*Exercise*. Skip the pictures. Reproduce all other material exactly.

== Material provided

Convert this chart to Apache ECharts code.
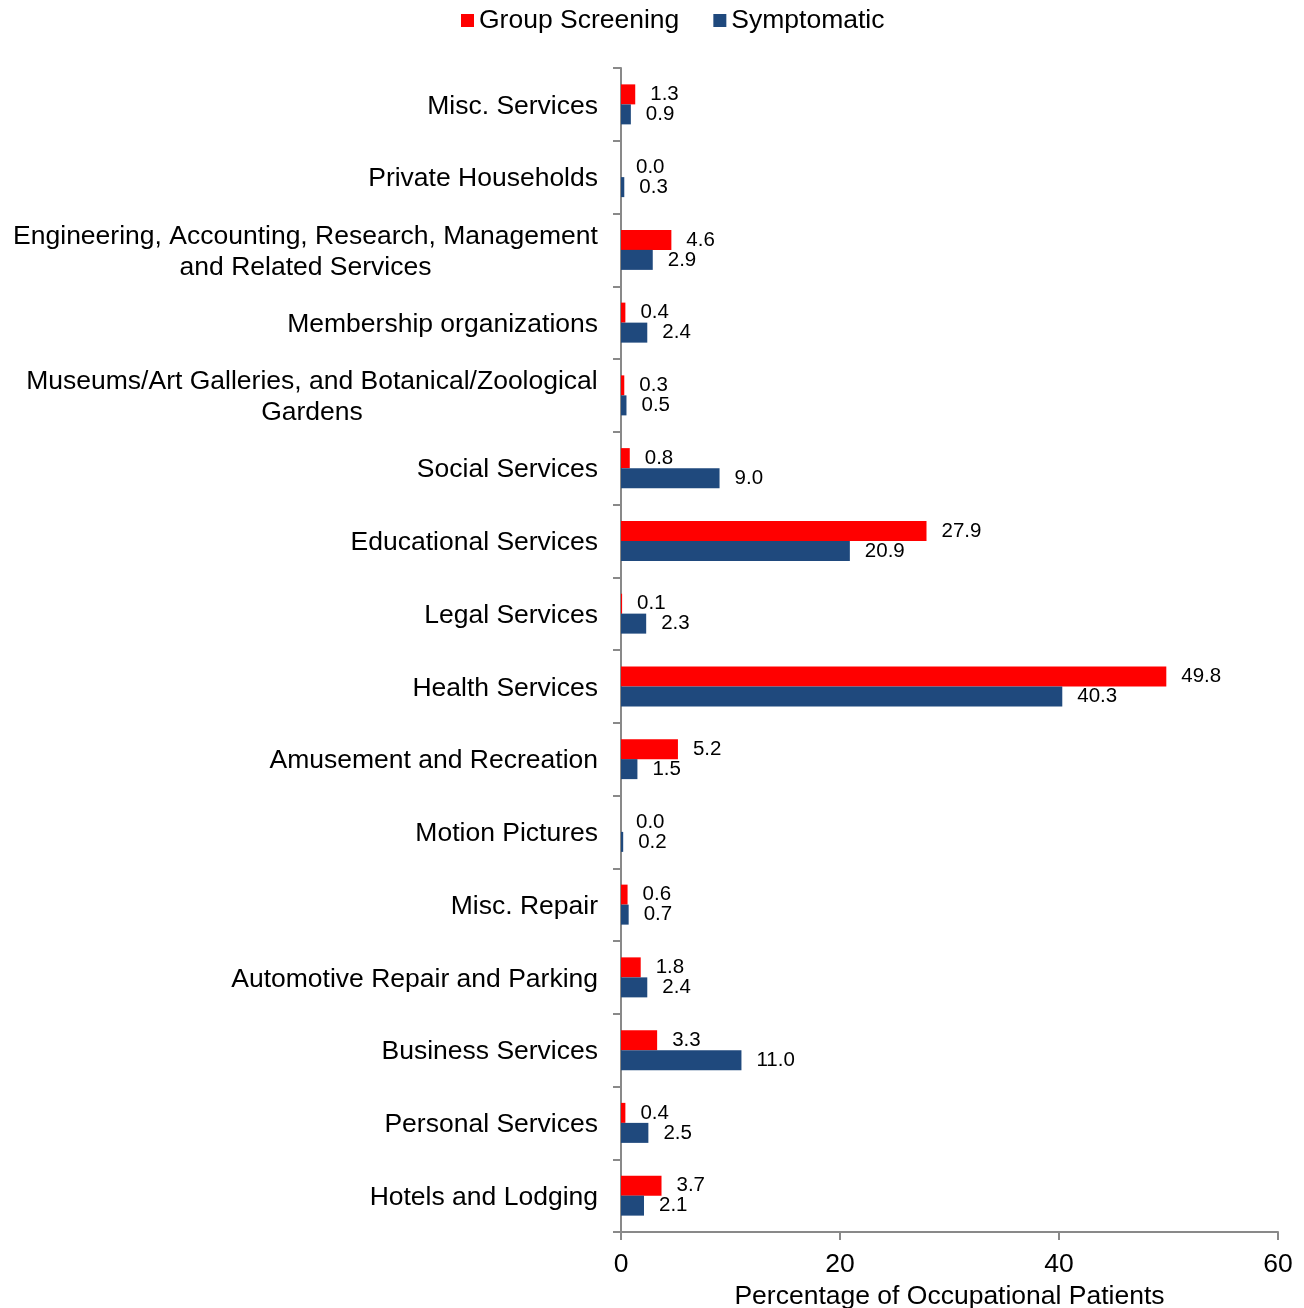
<!DOCTYPE html>
<html><head><meta charset="utf-8">
<script src="https://cdn.jsdelivr.net/npm/echarts@6/dist/echarts.min.js"></script>
<style>html,body{margin:0;padding:0;background:#fff}#c{width:1304px;height:1308px}</style>
</head><body><div id="c"></div>
<script>
// bottom to top
const categories = [
  'Hotels and Lodging',
  'Personal Services',
  'Business Services',
  'Automotive Repair and Parking',
  'Misc. Repair',
  'Motion Pictures',
  'Amusement and Recreation',
  'Health Services',
  'Legal Services',
  'Educational Services',
  'Social Services',
  'Museums/Art Galleries, and Botanical/Zoological Gardens',
  'Membership organizations',
  'Engineering, Accounting, Research, Management and Related Services',
  'Private Households',
  'Misc. Services'
];
const groupScreening = [3.7, 0.4, 3.3, 1.8, 0.6, 0.0, 5.2, 49.8, 0.1, 27.9, 0.8, 0.3, 0.4, 4.6, 0.0, 1.3];
const symptomatic    = [2.1, 2.5, 11.0, 2.4, 0.7, 0.2, 1.5, 40.3, 2.3, 20.9, 9.0, 0.5, 2.4, 2.9, 0.3, 0.9];
const xTicks = [0, 20, 40, 60];

const font = 'Liberation Sans, Arial, sans-serif';
const catSize = 26.5;
const wrapLines = {
  'Museums/Art Galleries, and Botanical/Zoological Gardens': ['Museums/Art Galleries, and Botanical/Zoological', 'Gardens'],
  'Engineering, Accounting, Research, Management and Related Services': ['Engineering, Accounting, Research, Management', 'and Related Services']
};
const ctx = document.createElement('canvas').getContext('2d');
ctx.font = catSize + 'px ' + font;
const rich = {};
const wrapped = {};
Object.keys(wrapLines).forEach((k, i) => {
  const lines = wrapLines[k];
  const w = Math.ceil(Math.max(...lines.map(l => ctx.measureText(l).width)));
  const key = 'w' + i;
  rich[key] = {width: w, align: 'center', fontSize: catSize, lineHeight: 31, fontFamily: font, color: '#000'};
  wrapped[k] = lines.map(l => '{' + key + '|' + l + '}').join('\n');
});

const chart = echarts.init(document.getElementById('c'));
const lbl = {show: true, position: 'right', distance: 15, fontSize: 20.5, color: '#000', fontFamily: font,
  formatter: p => p.value.toFixed(1)};
chart.setOption({
  animation: false,
  textStyle: {fontFamily: font},
  legend: {
    data: ['Group Screening', 'Symptomatic'],
    left: 456, top: 2, itemWidth: 13, itemHeight: 13, itemGap: 34,
    icon: 'rect',
    textStyle: {fontSize: 26.5, color: '#000', fontFamily: font, padding: [0, 0, 0, 0]}
  },
  grid: {left: 621, right: 26, top: 68, bottom: 76, containLabel: false, outerBoundsMode: 'none'},
  xAxis: {
    type: 'value', min: 0, max: 60, interval: 20,
    name: 'Percentage of Occupational Patients', nameLocation: 'middle', nameGap: 49,
    nameTextStyle: {fontSize: 26.5, color: '#000', fontFamily: font},
    axisLine: {show: true, lineStyle: {color: '#898989', width: 2}},
    axisTick: {show: true, length: 8, lineStyle: {color: '#898989', width: 2}},
    axisLabel: {fontSize: 26.5, color: '#000', margin: 19, fontFamily: font},
    splitLine: {show: false}
  },
  yAxis: {
    type: 'category', data: categories,
    axisLine: {lineStyle: {color: '#898989', width: 2}},
    axisTick: {show: true, length: 8, lineStyle: {color: '#898989', width: 2}},
    axisLabel: {
      fontSize: catSize, color: '#000', margin: 23, fontFamily: font,
      lineHeight: 31, padding: [4, 0, 0, 0],
      formatter: v => wrapped[v] || v,
      rich: rich
    }
  },
  series: [
    {name: 'Group Screening', type: 'bar', data: groupScreening, barWidth: 20, barGap: '0%',
     itemStyle: {color: '#FF0000'}, label: lbl},
    {name: 'Symptomatic', type: 'bar', data: symptomatic, barWidth: 20, barGap: '0%',
     itemStyle: {color: '#1F497D'}, label: lbl}
  ]
});
</script></body></html>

====

*Final result*.
Convert this chart to Apache ECharts code.
<!DOCTYPE html>
<html><head><meta charset="utf-8">
<script src="https://cdn.jsdelivr.net/npm/echarts@6/dist/echarts.min.js"></script>
<style>html,body{margin:0;padding:0;background:#fff}#c{width:1304px;height:1308px}</style>
</head><body><div id="c"></div>
<script>
// bottom to top
const categories = [
  'Hotels and Lodging',
  'Personal Services',
  'Business Services',
  'Automotive Repair and Parking',
  'Misc. Repair',
  'Motion Pictures',
  'Amusement and Recreation',
  'Health Services',
  'Legal Services',
  'Educational Services',
  'Social Services',
  'Museums/Art Galleries, and Botanical/Zoological Gardens',
  'Membership organizations',
  'Engineering, Accounting, Research, Management and Related Services',
  'Private Households',
  'Misc. Services'
];
const groupScreening = [3.7, 0.4, 3.3, 1.8, 0.6, 0.0, 5.2, 49.8, 0.1, 27.9, 0.8, 0.3, 0.4, 4.6, 0.0, 1.3];
const symptomatic    = [2.1, 2.5, 11.0, 2.4, 0.7, 0.2, 1.5, 40.3, 2.3, 20.9, 9.0, 0.5, 2.4, 2.9, 0.3, 0.9];
const xTicks = [0, 20, 40, 60];

const font = 'Liberation Sans, Arial, sans-serif';
const catSize = 26.5;
const wrapLines = {
  'Museums/Art Galleries, and Botanical/Zoological Gardens': ['Museums/Art Galleries, and Botanical/Zoological', 'Gardens'],
  'Engineering, Accounting, Research, Management and Related Services': ['Engineering, Accounting, Research, Management', 'and Related Services']
};
const ctx = document.createElement('canvas').getContext('2d');
ctx.font = catSize + 'px ' + font;
const rich = {};
const wrapped = {};
Object.keys(wrapLines).forEach((k, i) => {
  const lines = wrapLines[k];
  const w = Math.ceil(Math.max(...lines.map(l => ctx.measureText(l).width)));
  const key = 'w' + i;
  rich[key] = {width: w, align: 'center', fontSize: catSize, lineHeight: 31, fontFamily: font, color: '#000'};
  wrapped[k] = lines.map(l => '{' + key + '|' + l + '}').join('\n');
});

const chart = echarts.init(document.getElementById('c'));
const lbl = {show: true, position: 'right', distance: 15, fontSize: 20.5, color: '#000', fontFamily: font,
  formatter: p => p.value.toFixed(1)};
chart.setOption({
  animation: false,
  textStyle: {fontFamily: font},
  legend: {
    data: ['Group Screening', 'Symptomatic'],
    left: 456, top: 2, itemWidth: 13, itemHeight: 13, itemGap: 34,
    icon: 'rect',
    textStyle: {fontSize: 26.5, color: '#000', fontFamily: font, padding: [0, 0, 0, 0]}
  },
  grid: {left: 621, right: 26, top: 68, bottom: 76, containLabel: false, outerBoundsMode: 'none'},
  xAxis: {
    type: 'value', min: 0, max: 60, interval: 20,
    name: 'Percentage of Occupational Patients', nameLocation: 'middle', nameGap: 49,
    nameTextStyle: {fontSize: 26.5, color: '#000', fontFamily: font},
    axisLine: {show: true, lineStyle: {color: '#898989', width: 2}},
    axisTick: {show: true, length: 8, lineStyle: {color: '#898989', width: 2}},
    axisLabel: {fontSize: 26.5, color: '#000', margin: 19, fontFamily: font},
    splitLine: {show: false}
  },
  yAxis: {
    type: 'category', data: categories,
    axisLine: {lineStyle: {color: '#898989', width: 2}},
    axisTick: {show: true, length: 8, lineStyle: {color: '#898989', width: 2}},
    axisLabel: {
      fontSize: catSize, color: '#000', margin: 23, fontFamily: font,
      lineHeight: 31, padding: [4, 0, 0, 0],
      formatter: v => wrapped[v] || v,
      rich: rich
    }
  },
  series: [
    {name: 'Group Screening', type: 'bar', data: groupScreening, barWidth: 20, barGap: '0%',
     itemStyle: {color: '#FF0000'}, label: lbl},
    {name: 'Symptomatic', type: 'bar', data: symptomatic, barWidth: 20, barGap: '0%',
     itemStyle: {color: '#1F497D'}, label: lbl}
  ]
});
</script></body></html>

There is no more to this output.